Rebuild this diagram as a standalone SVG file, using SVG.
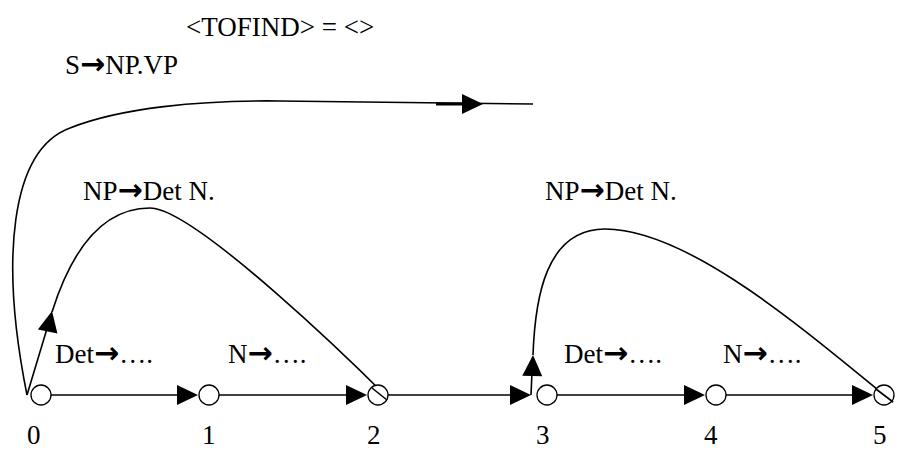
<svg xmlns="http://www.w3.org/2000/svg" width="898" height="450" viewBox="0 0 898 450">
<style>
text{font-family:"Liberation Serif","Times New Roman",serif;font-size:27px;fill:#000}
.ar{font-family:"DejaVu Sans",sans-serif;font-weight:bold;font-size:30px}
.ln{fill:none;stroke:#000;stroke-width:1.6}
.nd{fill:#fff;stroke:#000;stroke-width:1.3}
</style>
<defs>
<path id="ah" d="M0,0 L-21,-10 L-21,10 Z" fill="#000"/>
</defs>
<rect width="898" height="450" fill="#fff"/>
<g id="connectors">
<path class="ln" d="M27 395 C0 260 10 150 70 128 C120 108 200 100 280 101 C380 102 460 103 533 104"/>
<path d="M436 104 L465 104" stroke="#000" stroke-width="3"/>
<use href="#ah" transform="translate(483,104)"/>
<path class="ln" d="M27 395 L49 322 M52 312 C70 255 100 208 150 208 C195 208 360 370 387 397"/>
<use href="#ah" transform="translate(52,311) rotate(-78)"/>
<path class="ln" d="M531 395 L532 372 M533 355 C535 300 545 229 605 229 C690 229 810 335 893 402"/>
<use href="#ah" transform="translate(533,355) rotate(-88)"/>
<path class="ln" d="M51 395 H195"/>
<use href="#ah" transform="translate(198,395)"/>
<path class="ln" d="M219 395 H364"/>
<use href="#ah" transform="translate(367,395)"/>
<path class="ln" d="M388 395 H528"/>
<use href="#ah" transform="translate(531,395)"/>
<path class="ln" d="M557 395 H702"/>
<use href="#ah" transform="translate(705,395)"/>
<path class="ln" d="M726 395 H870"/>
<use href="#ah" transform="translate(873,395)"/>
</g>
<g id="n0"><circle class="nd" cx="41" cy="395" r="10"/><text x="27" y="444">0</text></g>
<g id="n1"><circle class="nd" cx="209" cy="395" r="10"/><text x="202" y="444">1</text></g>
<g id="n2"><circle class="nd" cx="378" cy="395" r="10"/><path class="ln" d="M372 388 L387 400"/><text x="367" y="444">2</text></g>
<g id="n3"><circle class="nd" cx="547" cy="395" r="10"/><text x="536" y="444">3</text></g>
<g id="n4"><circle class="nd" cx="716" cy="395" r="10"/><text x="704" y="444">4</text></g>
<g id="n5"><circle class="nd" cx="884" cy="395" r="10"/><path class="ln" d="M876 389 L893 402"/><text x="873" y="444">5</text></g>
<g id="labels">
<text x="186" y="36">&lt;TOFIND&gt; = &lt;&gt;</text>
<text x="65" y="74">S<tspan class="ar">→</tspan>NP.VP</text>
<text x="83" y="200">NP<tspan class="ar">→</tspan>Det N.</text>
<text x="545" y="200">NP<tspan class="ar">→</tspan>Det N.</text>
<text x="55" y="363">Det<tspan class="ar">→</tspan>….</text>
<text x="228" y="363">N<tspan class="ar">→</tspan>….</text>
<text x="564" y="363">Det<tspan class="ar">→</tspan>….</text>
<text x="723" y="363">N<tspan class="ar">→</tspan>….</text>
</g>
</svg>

□ □ □ □ □

- **Prompt**: Take the listing above and print it exactly, apart from the pictures.

- **Response below**:
Rebuild this diagram as a standalone SVG file, using SVG.
<svg xmlns="http://www.w3.org/2000/svg" width="898" height="450" viewBox="0 0 898 450">
<style>
text{font-family:"Liberation Serif","Times New Roman",serif;font-size:27px;fill:#000}
.ar{font-family:"DejaVu Sans",sans-serif;font-weight:bold;font-size:30px}
.ln{fill:none;stroke:#000;stroke-width:1.6}
.nd{fill:#fff;stroke:#000;stroke-width:1.3}
</style>
<defs>
<path id="ah" d="M0,0 L-21,-10 L-21,10 Z" fill="#000"/>
</defs>
<rect width="898" height="450" fill="#fff"/>
<g id="connectors">
<path class="ln" d="M27 395 C0 260 10 150 70 128 C120 108 200 100 280 101 C380 102 460 103 533 104"/>
<path d="M436 104 L465 104" stroke="#000" stroke-width="3"/>
<use href="#ah" transform="translate(483,104)"/>
<path class="ln" d="M27 395 L49 322 M52 312 C70 255 100 208 150 208 C195 208 360 370 387 397"/>
<use href="#ah" transform="translate(52,311) rotate(-78)"/>
<path class="ln" d="M531 395 L532 372 M533 355 C535 300 545 229 605 229 C690 229 810 335 893 402"/>
<use href="#ah" transform="translate(533,355) rotate(-88)"/>
<path class="ln" d="M51 395 H195"/>
<use href="#ah" transform="translate(198,395)"/>
<path class="ln" d="M219 395 H364"/>
<use href="#ah" transform="translate(367,395)"/>
<path class="ln" d="M388 395 H528"/>
<use href="#ah" transform="translate(531,395)"/>
<path class="ln" d="M557 395 H702"/>
<use href="#ah" transform="translate(705,395)"/>
<path class="ln" d="M726 395 H870"/>
<use href="#ah" transform="translate(873,395)"/>
</g>
<g id="n0"><circle class="nd" cx="41" cy="395" r="10"/><text x="27" y="444">0</text></g>
<g id="n1"><circle class="nd" cx="209" cy="395" r="10"/><text x="202" y="444">1</text></g>
<g id="n2"><circle class="nd" cx="378" cy="395" r="10"/><path class="ln" d="M372 388 L387 400"/><text x="367" y="444">2</text></g>
<g id="n3"><circle class="nd" cx="547" cy="395" r="10"/><text x="536" y="444">3</text></g>
<g id="n4"><circle class="nd" cx="716" cy="395" r="10"/><text x="704" y="444">4</text></g>
<g id="n5"><circle class="nd" cx="884" cy="395" r="10"/><path class="ln" d="M876 389 L893 402"/><text x="873" y="444">5</text></g>
<g id="labels">
<text x="186" y="36">&lt;TOFIND&gt; = &lt;&gt;</text>
<text x="65" y="74">S<tspan class="ar">→</tspan>NP.VP</text>
<text x="83" y="200">NP<tspan class="ar">→</tspan>Det N.</text>
<text x="545" y="200">NP<tspan class="ar">→</tspan>Det N.</text>
<text x="55" y="363">Det<tspan class="ar">→</tspan>….</text>
<text x="228" y="363">N<tspan class="ar">→</tspan>….</text>
<text x="564" y="363">Det<tspan class="ar">→</tspan>….</text>
<text x="723" y="363">N<tspan class="ar">→</tspan>….</text>
</g>
</svg>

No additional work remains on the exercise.